Furious Island: AJJ

New name, same subversive sound from Andrew Jackson Jihad now AJJ

"We used to be cool and now we're P.C. bitch-asses."

For a while, that was the sarcastic stock answer Sean Bonnette gave when explaining his band's decision to change its name from Andrew Jackson Jihad to AJJ.

All joking aside, the name change (announced on the band's Facebook page in February) doesn't signal any sort of softness or decline in the band's cleverly subversive essence. The simplified—and already widely used—abbreviation simply lets AJJ put more focus on its music, especially as the band readies this week's release of its sixth album, with the decidedly non-politically correct title The Bible 2.

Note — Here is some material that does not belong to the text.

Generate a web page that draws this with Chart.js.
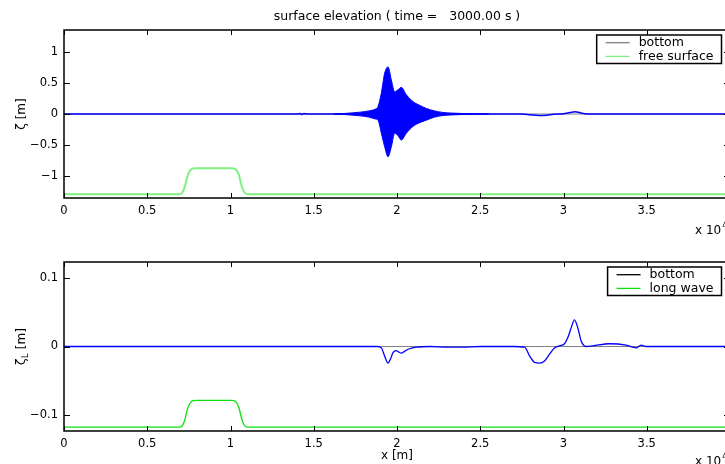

"Changing the name allowed us to be interesting in different ways," Bonnette says. "Andrew Jackson Jihad is an interesting name, but you can't call an album The Bible 2 when your name is Andrew Jackson Jihad. You can't make any kind of statement because the name will eclipse it."

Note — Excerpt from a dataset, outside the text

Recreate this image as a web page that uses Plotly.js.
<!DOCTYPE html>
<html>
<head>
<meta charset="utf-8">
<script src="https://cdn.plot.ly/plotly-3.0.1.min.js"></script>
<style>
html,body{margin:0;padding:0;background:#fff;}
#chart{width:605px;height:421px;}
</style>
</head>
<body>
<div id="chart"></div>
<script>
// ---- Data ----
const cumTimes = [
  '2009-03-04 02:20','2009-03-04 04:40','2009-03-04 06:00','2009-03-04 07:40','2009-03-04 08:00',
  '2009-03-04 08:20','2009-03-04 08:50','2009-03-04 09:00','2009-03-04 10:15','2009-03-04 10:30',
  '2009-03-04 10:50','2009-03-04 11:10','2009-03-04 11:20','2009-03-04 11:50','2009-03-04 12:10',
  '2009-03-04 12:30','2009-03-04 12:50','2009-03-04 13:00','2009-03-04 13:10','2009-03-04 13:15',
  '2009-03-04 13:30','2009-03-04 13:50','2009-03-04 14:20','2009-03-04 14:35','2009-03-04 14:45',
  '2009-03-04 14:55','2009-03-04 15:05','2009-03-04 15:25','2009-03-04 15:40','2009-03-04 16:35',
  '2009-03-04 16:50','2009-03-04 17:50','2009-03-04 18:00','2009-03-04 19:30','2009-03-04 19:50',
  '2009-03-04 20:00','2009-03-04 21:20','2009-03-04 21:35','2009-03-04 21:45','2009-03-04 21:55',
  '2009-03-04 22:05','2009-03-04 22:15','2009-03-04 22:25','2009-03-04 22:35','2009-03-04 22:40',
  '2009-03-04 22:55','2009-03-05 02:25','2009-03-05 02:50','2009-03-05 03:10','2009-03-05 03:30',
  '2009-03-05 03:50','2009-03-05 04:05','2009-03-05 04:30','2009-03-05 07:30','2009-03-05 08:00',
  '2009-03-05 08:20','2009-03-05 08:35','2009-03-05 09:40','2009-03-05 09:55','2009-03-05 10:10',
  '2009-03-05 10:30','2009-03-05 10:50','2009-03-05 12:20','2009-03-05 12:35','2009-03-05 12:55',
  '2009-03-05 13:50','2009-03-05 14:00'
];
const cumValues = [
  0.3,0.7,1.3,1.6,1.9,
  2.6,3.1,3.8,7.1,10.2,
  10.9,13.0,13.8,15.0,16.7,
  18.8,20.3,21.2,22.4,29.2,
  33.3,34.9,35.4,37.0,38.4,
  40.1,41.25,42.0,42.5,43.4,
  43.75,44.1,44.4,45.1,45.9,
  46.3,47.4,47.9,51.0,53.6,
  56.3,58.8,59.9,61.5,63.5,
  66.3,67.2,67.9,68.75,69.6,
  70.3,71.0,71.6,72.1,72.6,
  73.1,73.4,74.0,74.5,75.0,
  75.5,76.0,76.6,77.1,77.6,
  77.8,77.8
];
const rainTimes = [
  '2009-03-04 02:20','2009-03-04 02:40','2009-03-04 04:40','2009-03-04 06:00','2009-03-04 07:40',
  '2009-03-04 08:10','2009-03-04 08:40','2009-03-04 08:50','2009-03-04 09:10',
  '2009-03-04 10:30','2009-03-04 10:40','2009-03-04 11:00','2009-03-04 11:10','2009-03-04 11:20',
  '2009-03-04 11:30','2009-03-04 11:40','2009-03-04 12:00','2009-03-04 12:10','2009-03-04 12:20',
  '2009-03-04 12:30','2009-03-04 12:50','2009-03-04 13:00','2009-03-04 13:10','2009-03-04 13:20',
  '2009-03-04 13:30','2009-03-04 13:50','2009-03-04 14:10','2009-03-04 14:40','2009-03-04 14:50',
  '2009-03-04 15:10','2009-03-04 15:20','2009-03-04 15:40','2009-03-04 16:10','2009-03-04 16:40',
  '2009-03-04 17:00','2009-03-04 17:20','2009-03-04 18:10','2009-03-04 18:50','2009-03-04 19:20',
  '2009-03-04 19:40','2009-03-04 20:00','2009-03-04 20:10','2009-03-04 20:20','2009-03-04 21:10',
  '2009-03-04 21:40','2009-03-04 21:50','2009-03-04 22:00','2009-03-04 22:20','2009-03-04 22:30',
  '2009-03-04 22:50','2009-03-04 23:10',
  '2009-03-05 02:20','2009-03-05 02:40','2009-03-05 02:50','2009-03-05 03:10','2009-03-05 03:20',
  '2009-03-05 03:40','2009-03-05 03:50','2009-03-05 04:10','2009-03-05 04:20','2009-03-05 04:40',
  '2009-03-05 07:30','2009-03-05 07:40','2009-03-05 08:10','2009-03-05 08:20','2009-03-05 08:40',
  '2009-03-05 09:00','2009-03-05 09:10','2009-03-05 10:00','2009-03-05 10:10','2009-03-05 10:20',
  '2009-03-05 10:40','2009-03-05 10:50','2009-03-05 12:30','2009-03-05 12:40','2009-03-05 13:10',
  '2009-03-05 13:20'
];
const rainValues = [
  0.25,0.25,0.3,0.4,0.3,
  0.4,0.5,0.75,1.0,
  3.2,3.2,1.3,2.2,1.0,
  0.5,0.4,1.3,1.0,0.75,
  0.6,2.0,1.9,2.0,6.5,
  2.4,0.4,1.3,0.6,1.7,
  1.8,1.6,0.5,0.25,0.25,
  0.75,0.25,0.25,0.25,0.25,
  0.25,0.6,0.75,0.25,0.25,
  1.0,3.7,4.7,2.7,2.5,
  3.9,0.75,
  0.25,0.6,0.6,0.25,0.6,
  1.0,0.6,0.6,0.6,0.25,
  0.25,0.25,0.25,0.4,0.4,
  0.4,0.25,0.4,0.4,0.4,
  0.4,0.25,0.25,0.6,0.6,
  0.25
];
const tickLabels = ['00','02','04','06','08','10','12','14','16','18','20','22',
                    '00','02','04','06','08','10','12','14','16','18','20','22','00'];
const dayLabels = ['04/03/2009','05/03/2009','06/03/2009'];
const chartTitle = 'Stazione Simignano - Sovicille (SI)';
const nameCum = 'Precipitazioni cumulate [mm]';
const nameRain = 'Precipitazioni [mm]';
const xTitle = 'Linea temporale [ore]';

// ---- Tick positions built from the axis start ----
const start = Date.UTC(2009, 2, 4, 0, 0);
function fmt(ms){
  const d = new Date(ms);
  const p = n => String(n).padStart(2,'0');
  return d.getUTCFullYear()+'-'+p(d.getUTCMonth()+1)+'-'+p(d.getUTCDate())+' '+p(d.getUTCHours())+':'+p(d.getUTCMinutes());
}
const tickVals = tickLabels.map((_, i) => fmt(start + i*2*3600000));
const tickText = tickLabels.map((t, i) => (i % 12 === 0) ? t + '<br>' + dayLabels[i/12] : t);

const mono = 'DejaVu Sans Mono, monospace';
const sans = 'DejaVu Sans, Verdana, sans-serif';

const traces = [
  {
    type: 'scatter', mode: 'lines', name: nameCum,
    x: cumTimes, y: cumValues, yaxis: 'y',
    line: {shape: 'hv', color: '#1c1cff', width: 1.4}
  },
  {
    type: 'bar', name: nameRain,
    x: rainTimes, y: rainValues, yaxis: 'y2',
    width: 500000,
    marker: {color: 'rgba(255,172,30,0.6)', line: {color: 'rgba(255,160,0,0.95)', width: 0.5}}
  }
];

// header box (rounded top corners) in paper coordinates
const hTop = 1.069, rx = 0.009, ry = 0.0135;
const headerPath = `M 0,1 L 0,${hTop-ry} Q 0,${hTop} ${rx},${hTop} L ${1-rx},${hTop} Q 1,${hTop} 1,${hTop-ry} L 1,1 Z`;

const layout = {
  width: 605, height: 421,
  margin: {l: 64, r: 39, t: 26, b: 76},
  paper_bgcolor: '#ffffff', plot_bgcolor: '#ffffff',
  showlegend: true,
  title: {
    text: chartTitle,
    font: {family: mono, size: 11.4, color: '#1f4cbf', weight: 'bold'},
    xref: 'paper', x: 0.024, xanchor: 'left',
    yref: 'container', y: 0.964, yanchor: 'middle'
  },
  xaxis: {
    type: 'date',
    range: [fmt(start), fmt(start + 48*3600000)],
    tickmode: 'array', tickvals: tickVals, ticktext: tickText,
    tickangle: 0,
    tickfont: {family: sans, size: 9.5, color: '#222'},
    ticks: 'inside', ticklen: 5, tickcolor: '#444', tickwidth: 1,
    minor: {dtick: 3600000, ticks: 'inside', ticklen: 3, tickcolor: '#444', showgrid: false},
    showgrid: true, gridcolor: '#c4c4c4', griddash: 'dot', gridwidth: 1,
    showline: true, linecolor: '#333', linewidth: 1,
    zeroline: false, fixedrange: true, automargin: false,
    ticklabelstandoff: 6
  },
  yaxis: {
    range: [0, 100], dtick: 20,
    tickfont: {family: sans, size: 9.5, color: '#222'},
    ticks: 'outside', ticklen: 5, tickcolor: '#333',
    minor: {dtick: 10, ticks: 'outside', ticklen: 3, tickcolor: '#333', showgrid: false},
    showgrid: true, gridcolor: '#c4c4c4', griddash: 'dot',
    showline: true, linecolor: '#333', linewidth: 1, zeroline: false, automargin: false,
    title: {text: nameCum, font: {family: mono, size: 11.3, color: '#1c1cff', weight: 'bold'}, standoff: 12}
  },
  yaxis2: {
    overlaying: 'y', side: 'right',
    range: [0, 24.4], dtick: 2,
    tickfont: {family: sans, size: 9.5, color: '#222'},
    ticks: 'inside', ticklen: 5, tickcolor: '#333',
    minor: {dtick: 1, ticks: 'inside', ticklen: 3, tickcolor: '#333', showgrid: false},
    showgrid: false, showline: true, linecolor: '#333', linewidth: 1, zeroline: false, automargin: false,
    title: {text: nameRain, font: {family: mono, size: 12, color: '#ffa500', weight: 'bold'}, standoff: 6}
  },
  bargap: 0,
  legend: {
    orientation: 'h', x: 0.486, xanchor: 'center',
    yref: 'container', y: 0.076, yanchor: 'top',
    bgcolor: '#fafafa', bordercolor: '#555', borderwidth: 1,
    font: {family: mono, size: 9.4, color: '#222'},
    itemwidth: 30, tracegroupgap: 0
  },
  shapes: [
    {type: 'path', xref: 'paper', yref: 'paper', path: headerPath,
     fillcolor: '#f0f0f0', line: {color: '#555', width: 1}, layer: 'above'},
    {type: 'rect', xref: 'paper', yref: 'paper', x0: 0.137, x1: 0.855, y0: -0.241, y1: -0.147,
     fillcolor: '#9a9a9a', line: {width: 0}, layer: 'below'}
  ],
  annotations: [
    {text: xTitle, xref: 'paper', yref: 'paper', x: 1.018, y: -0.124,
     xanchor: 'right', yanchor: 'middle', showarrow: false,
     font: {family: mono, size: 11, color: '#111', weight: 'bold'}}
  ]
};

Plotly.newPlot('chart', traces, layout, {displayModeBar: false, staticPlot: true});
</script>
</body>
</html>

The album delivers more of Bonnette's trademark lyrical style: absurdist, hallucinatory, witty and visceral. The Bible 2 features songs like "Junkie Church" and "When I'm a Dead Boy" and on the peppy, macabre "White Worms," Bonnette gleefully unhinged advice sums up much of the album's attitude: "And if you want to hear the devil's music, you should probably listen to the devil's music."

"I don't feel there's too much of a difference in the AJJ that made this record and the Andrew Jackson Jihad that made all those other records. We're still the people we were," Bonnette says. "It was kind of an identity shift, not so much changing the band."

On their previous record, Christmas Island, Bonnette says the band set out to make "brutal acoustic music" like the Violent Femmes. But this time around, they didn't operate with such a specific goal in mind. As a result, The Bible 2 expands on AJJ's signature folk-punk sound, pushing toward psychedelic rock, synth-heavy post punk and even a smidge of piano balladry.

"We wanted to make a really short, furious record," Bonnette says. "We didn't have much in mind for a sound. This time, we let the songs guide us. We love genre hopping. We'll do a country song or a folk song or a synth pop song. It's super fun and it opens up the band a lot. But most of them fall on the heavier side, with really blown out guitars to make it a really rocking record."

The songs came about in part as a result of Bonnette's return to another form of art, putting lyrics to fanciful drawings he'd made.

"After Christmas Island, I got back into making visual art," he says. "For quite a long while I wasn't do that. I forgot that I enjoyed it so much. Once I got back into it, I remembered how different kinds of creativity influence other ones. There's a cool flow you can tap into making drawings and writing songs about those drawings."

Two songs in particular on The Bible 2 are what Bonnette calls siblings, taking inspiration from the same set of drawings.

Bonnette took a phrase from his journal—"No More Shame, No More Fear, No More Dread"—and wrote it down like a mantra at the top of his drawing pad. That phrase, unsurprisingly, found its way on the record as a song title and chorus.

Another song, the gothic and hallucinatory tale "Small Red Boy," is completely based on a drawing.

"I was in England and would draw pictures to sell for five pounds since I was broke," he says. "One was a little devil boy with a Slayer shirt, coming out of a person's mouth, flashing the horns. I thought about that as an idea, like your inner child escaping you and telling you it's OK."

At the end, "Small Red Boy" circles back to "No More Shame, No More Fear, No More Dread," repeating that same chorus, adding not only emphasis, but new depth and perspective to the phrase that had been guiding Bonnette's lyrics for the whole record.

"That song really did me in, in a good way, once I realized that part would be the pinnacle, to relate that story of a song to the main mantra of that writing cycle," he says. "I always go into writing with no goal. I let my subconscious lead me wherever it needs to. This time it led me around the adolescence a whole lot. There's a lot of really awesome anger that the songs were able to capture, but I was also reflecting on closure and forgiveness a lot of the time."

In June, AJJ released the first video for The Bible 2, signaling the band's subversive touch was alive and well. With a press release titled "Stuff this up your butts, OK Go!" from AJJ's record label, the band introduced "Goodbye, Oh Goodbye," a single-take video with simplified, low-budget choreography poking fun at OK, Go's elaborate videos. The concept came from director Joe Stakun, but AJJ was the perfect band to pull it off.

"That idea was on the director's scrapheap for a long time," Bonnette says. "It was an idea he wanted to do but hadn't found a home for it yet. As a person who also operates that way, I was excited to help fulfill that dream."